An algorithm for discovering clusters of different densities or shapes in noisy data sets

  • Authors:
  • Fereshte Khani;Mohmmad Javad Hosseini;Ahmad Ali Abin;Hamid Beigy

  • Affiliations:
  • Sharif University of Technology, Iran;Sharif University of Technology, Iran;Sharif University of Technology, Iran;Sharif University of Technology, Iran

  • Venue:
  • Proceedings of the 28th Annual ACM Symposium on Applied Computing
  • Year:
  • 2013

Quantified Score

Hi-index 0.00

Visualization

Abstract

In clustering spatial data, we are given a set of points in Rn and the objective is to find the clusters (representing spatial objects) in the set of points.
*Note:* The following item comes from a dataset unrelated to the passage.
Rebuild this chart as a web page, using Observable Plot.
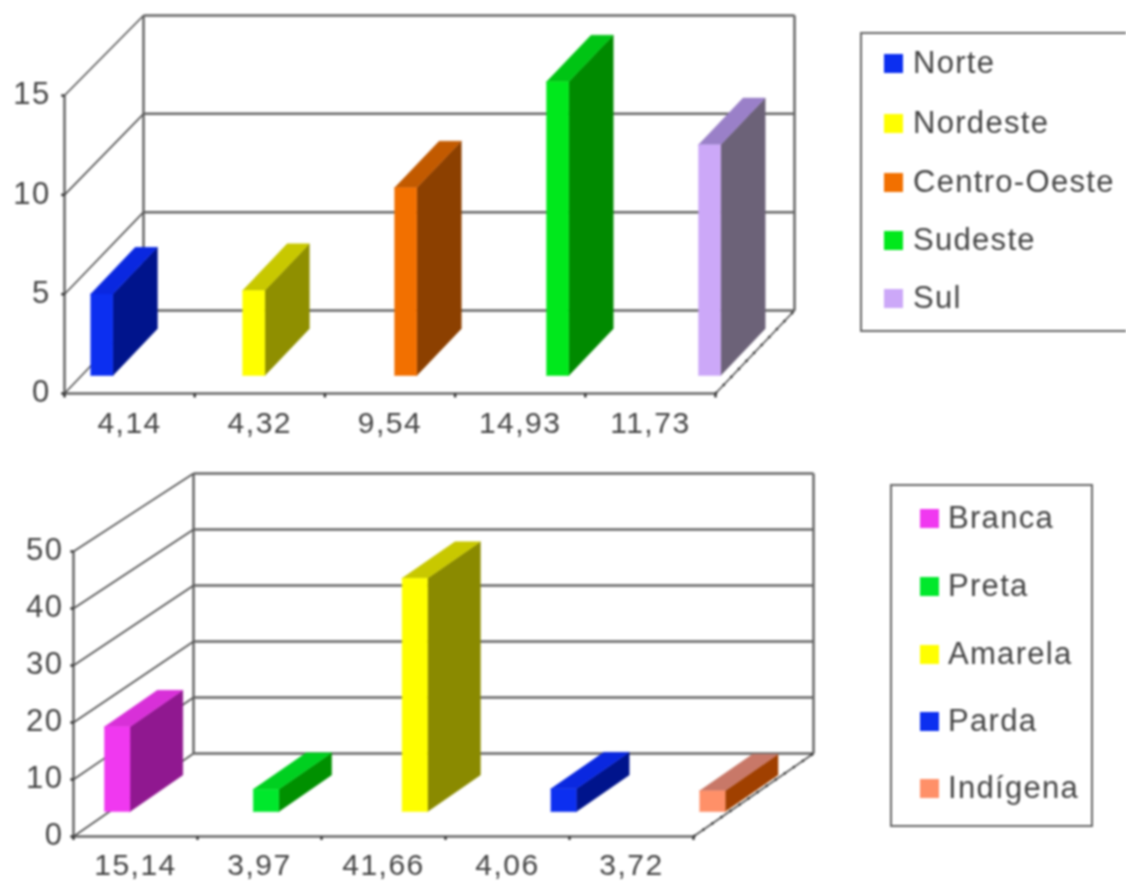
<!DOCTYPE html>
<html>
<head>
<meta charset="utf-8">
<script src="https://cdn.jsdelivr.net/npm/d3@7"></script>
<script src="https://cdn.jsdelivr.net/npm/@observablehq/plot@0.6"></script>
<style>
  html, body { margin: 0; padding: 0; background: #fff; overflow: hidden; }
  #page { position: relative; width: 1126px; height: 881px; overflow: hidden; filter: blur(0.9px);
          font-family: "Liberation Sans", Arial, sans-serif; color: #444; }
  #page svg { position: absolute; left: 0; background: transparent; }
  .legend { position: absolute; box-sizing: border-box; border: 2.5px solid #666; background: #fff; }
  .legend .row { position: absolute; display: flex; align-items: center; font-size: 31px; letter-spacing: 1.3px; line-height: 30px; white-space: nowrap; transform: translateY(-50%); }
  .legend .sw { width: 19px; height: 19px; flex: none; }
</style>
</head>
<body>
<div id="page"></div>
<script>
// Panel 1: regions
const regionNames  = ["Norte", "Nordeste", "Centro-Oeste", "Sudeste", "Sul"];
const regionValues = [4.14, 4.32, 9.54, 14.93, 11.73];
const regionLabels = ["4,14", "4,32", "9,54", "14,93", "11,73"];
const regionFront  = ["#0c2ff0", "#ffff00", "#f27000", "#00e81c", "#cca8f8"];
const regionSide   = ["#00148c", "#8f8f00", "#8c4000", "#008a00", "#6c6278"];
const regionTop    = ["#0a28e0", "#c8c800", "#c25a00", "#00c414", "#9a80c8"];
const regionTicks  = [0, 5, 10, 15];

// Panel 2: colour / race
const raceNames  = ["Branca", "Preta", "Amarela", "Parda", "Indígena"];
const raceValues = [15.14, 3.97, 41.66, 4.06, 3.72];
const raceLabels = ["15,14", "3,97", "41,66", "4,06", "3,72"];
const raceFront  = ["#f038f0", "#00e82c", "#ffff00", "#0c2ff0", "#ff9068"];
const raceSide   = ["#901890", "#009000", "#8a8a00", "#00148c", "#a04000"];
const raceTop    = ["#d830d8", "#00d020", "#c8c800", "#0a28e0", "#c87868"];
const raceTicks  = [0, 10, 20, 30, 40, 50];

const lineColor = "#666";
const diagColor = "#505050";
const textColor = "#444";

function panel(o) {
  const n = o.values.length;
  const px = (u, v, d) => ({x: u + d * o.depthX, y: v + d * o.depthY});
  const seg = (a, b) => ({x1: a.x, y1: a.y, x2: b.x, y2: b.y});
  const top = o.ticks[o.ticks.length - 1];
  const faces = [];
  o.values.forEach((v, i) => {
    const u0 = o.barStart + i * o.barStep, u1 = u0 + o.barWidth;
    const poly = (id, color, pts) => [...pts, pts[0]].forEach(p => faces.push({id, color, ...p}));
    poly(i + "s", o.side[i],  [px(u1, 0, o.d0), px(u1, 0, o.d1), px(u1, v, o.d1), px(u1, v, o.d0)]);
    poly(i + "t", o.topc[i],  [px(u0, v, o.d0), px(u1, v, o.d0), px(u1, v, o.d1), px(u0, v, o.d1)]);
    poly(i + "f", o.front[i], [px(u0, 0, o.d0), px(u1, 0, o.d0), px(u1, v, o.d0), px(u0, v, o.d0)]);
  });
  const f = v => px(0, v * o.stretch, 0);          // a value on the front axis
  const wall = [
    ...o.ticks.map(t => seg(px(0, t, 1), px(n, t, 1))),          // back-wall grid
    seg(px(0, 0, 1), px(0, top, 1)),
    seg(px(n, 0, 1), px(n, top, 1)),
    seg(f(0), f(top)),
    seg(px(0, 0, 0), px(n, 0, 0))
  ];
  const diag = [
    ...o.ticks.map(t => seg(f(t), px(0, t, 1))),                 // side-wall grid
    seg(px(n, 0, 0), px(n, 0, 1))
  ];
  const xt = d3.range(n + 1).map(i => seg(px(i, 0, 0), px(i, -o.tickLen, 0)));
  const yt = o.ticks.map(t => seg(f(t), px(-0.025, t * o.stretch, 0)));
  const link = {x1: "x1", y1: "y1", x2: "x2", y2: "y2", markerEnd: null};
  return Plot.plot({
    width: 1126, height: o.height, margin: 0,
    style: {background: "transparent", fontFamily: "Liberation Sans, Arial, sans-serif", letterSpacing: "1.5px", top: o.top + "px"},
    x: {domain: [0, n], range: o.xRange, axis: null},
    y: {domain: [0, top], range: o.yRange, axis: null},
    color: {type: "identity"},
    marks: [
      Plot.link(wall, {...link, stroke: lineColor, strokeWidth: 2.5}),
      Plot.link(diag, {...link, stroke: diagColor, strokeWidth: 1.6}),
      Plot.link(xt, {...link, strokeWidth: 2.5, stroke: "#333"}),
      Plot.link(yt, {...link, strokeWidth: 2.5, stroke: "#333"}),
      Plot.line(faces, {x: "x", y: "y", z: "id", fill: "color", stroke: "color", strokeWidth: 0.5, curve: "linear"}),
      Plot.link([seg(px(n, 0, 0), px(n, 0, 1))], {...link, strokeWidth: 2.5, stroke: "#333", strokeDasharray: "2 9"}),
      Plot.text(o.labels, {x: (d, i) => i + 0.5, y: () => o.labelY, text: d => d, fontSize: 30, fill: textColor, textAnchor: "middle"}),
      Plot.text(o.ticks, {x: () => o.yLabelU, y: d => d * o.stretch + o.yLabelShift, text: d => String(d), fontSize: 31, fill: textColor, textAnchor: "end"})
    ]
  });
}

function legend(names, colors, box, rows, swLeft, gap) {
  const el = document.createElement("div");
  el.className = "legend";
  Object.assign(el.style, {left: box[0] + "px", top: box[1] + "px", width: box[2] + "px", height: box[3] + "px"});
  names.forEach((name, i) => {
    const row = document.createElement("div");
    row.className = "row";
    row.style.left = swLeft + "px";
    row.style.top = rows[i] + "px";
    const sw = document.createElement("span");
    sw.className = "sw";
    sw.style.background = colors[i];
    sw.style.marginRight = gap + "px";
    const t = document.createElement("span");
    t.textContent = name;
    row.append(sw, t);
    el.append(row);
  });
  return el;
}

const page = document.getElementById("page");

page.append(panel({
  top: 0, height: 450,
  values: regionValues, labels: regionLabels, ticks: regionTicks,
  front: regionFront, side: regionSide, topc: regionTop,
  xRange: [64, 715], yRange: [393, 98],
  depthX: 0.607, depthY: 4.22, stretch: 1.01,
  d0: 0.217, d1: 0.78,
  barStart: 0.07, barStep: 1.167, barWidth: 0.17,
  tickLen: 0.2, labelY: -1.5, yLabelU: -0.105, yLabelShift: 0.05
}));

page.append(panel({
  top: 450, height: 431,
  values: raceValues, labels: raceLabels, ticks: raceTicks,
  front: raceFront, side: raceSide, topc: raceTop,
  xRange: [73, 693], yRange: [386, 106],
  depthX: 0.968, depthY: 14.82, stretch: 1.018,
  d0: 0.30, d1: 0.74,
  barStart: -0.04, barStep: 1.2, barWidth: 0.205,
  tickLen: 0.6, labelY: -5.1, yLabelU: -0.08, yLabelShift: 0.3
}));

page.append(legend(regionNames, regionFront, [860, 32, 290, 300], [29, 89, 148, 206, 264], 22, 10));
page.append(legend(raceNames, raceFront, [890, 484, 203, 343], [32, 100, 168, 235, 302], 28, 9));
</script>
</body>
</html>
Finding clusters with different shapes, sizes, and densities in data with noise and potentially outliers is a challenging task. This problem is especially studied in machine learning community and has lots of applications. We present a novel clustering technique, which can solve mentioned issues considerably. In the proposed algorithm, we let the structure of the data set itself find the clusters, this is done by having points actively send and receive feedbacks to each other. The idea of the proposed method is to transform the input data set into a graph by adding edges between points that belong to the same cluster, so as connected components correspond to clusters, whereas points in different clusters are almost disconnected. At the start, our algorithm creates a preliminary graph and tries to improve it iteratively. In order to build the graph (add more edges), each point sends feedback to its neighborhood points. The neighborhoods and the feedback to be sent are determined by investigating the received feedbacks. This process continues until a stable graph is created. Henceforth, the clusters are formed by post-processing the constructed graph. Our algorithm is intuitive, easy to state and analyze, and does not need to have lots of parameter tuning. Experimental results show that our proposed algorithm outperforms existing related methods in this area.